Joe Hengemuehler, the Cronkite School’s Edith Kinney Gaylord Visiting Professor in Journalism Ethics who was ABC15’s news director during the reporting of the SUV story, had high praise for Gilger’s work.

"In many instances, in-depth investigative journalism is like a marathon,” he said. “On this story in particular, Lauren had the right combination of stamina, focus and passion from start to finish. I am so proud of her and of her work on this major story."

Hengemuehler added: “Being recognized with a Peabody is one great reward. Another is that her accomplishment can most certainly inspire current Cronkite School students who are envisioning what's possible when they start their careers."

Gilger was a standout during her time at the Cronkite School. She was a lead reporter on Cronkite NewsWatch, the school’s nightly newscast that airs across the state on Arizona PBS. She was part of a reporting team that produced in-depth stories along the Dominican Republic-Haiti border, earning a Robert F. Kennedy Journalism Award. And she was a fellow in the Carnegie-Knight News21 program, spending a summer traveling back and forth to the U.S.-Mexican border to produce stories on the plight of immigrant women caught in deportation limbo.

She was named the school’s Outstanding Graduate Student at the May 2011 graduation ceremonies.

“It is a rare honor for any journalist, let alone one at the very beginning of her career, to receive a Peabody Award, which has represented the gold standard in broadcast journalism for more than 70 years,” said Cronkite Dean Christopher Callahan. “Yet news of Lauren winning the Peabody came as no surprise to her colleagues and professors here at Cronkite. She is an extraordinary talent – an intelligent, inquisitive, passionate and relentless reporter who has a true gift for telling stories. Lauren will be producing these kinds of impactful stories – shedding light on important topics and helping to improve our world – for years to come.”
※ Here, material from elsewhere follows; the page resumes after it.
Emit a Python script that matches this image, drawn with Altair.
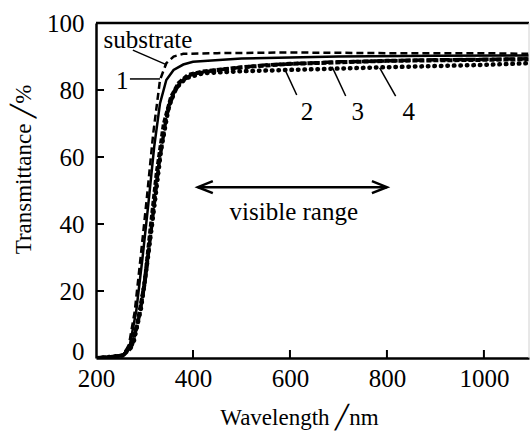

Gilger said the Ford Escape report is “the kind of story you don’t come across very often in your career, and I was lucky to be a part of it. We’re honored by the award, but even more important to us is that we could tell the story of Saige Bloom and hopefully prevent other tragedies. We are extremely fortunate to have leadership at ABC15 and Scripps that supports this kind of reporting.”

The Peabody Awards, administered by the Grady College of Journalism of Mass Communication at the University of Georgia, are the oldest and among the most prestigious and selective prizes in electronic journalism. The Peabodys honor excellence in television, radio and the Web worldwide.

“Reviewing submissions for Peabody consideration is a truly exciting process,” said Horace Newcomb, director of the Peabody Awards. “Producers and organizations send us their best work from the previous year. It is an astonishing array of outstanding media accomplishment. From this array, we must select the ‘best of the best.’ It’s not always easy, but it always demonstrates the meaning of true excellence in electronic media.”

ABC15 won a 2007 Peabody Award for exposing security risks at Sky Harbor International Airport in Phoenix. Last year, CBS5 won a Peabody for its reporting on secretly buried drums of Agent Orange on a U.S. Army base in South Korea.

The ABC15 team and the other winners of the 72nd annual Peabody Awards will be honored at a May 20 ceremony in New York. Scott Pelley, anchor of “The CBS Evening News,” will emcee the event.